Tecnicamente, e em termos de produção nacional, a série inova ao quebrar a quarta parede sem perder o tom documental. As cenas finais, onde o Paulo Vieira real conversa com os personagens que inspiraram a série, poderiam soar como um recurso batido, mas aqui funcionam como um carimbo de autenticidade. É como se a série dissesse: “Você não acreditaria se não mostrássemos a prova”. E, no entanto, mesmo sem essas confirmações, a direção de Pablo & Luisão já teria conquistado o público pela forma como equilibra o caos narrativo com uma estrutura redonda.

Eis o grande trunfo da série: ela é sobre gente comum, mas não é para gente comum – é feita como gente comum. Não há aqui a distância elitista de quem olha a pobreza de cima para baixo, nem a romantização do “brasileiro que se vira”. Há, sim, um afeto que permeia cada quadro, cada piada, cada desastre. E é esse afeto que faz Pablo & Luisão ser mais do que uma comédia; é um retrato do Brasil que a TV – ou o streaming, nesse caso – há muito não ousava mostrar.

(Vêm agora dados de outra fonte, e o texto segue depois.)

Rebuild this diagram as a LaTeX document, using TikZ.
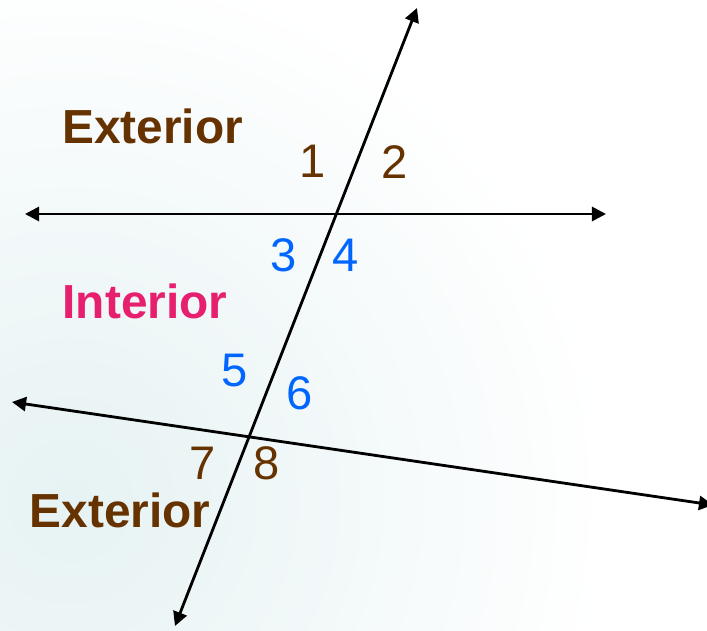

No fim, a série cumpre o que promete: fazer rir, mas também fazer lembrar. E, num país onde a memória é tão frágil quanto os planos de Luisão e Pablo, isso já é vitória. Que venham mais temporadas – e que a TV aberta perceba o que a Globoplay já entendeu: o melhor humor é aquele que nasce da vida real, sem medo de rir dela, mas também sem deixar de amá-la.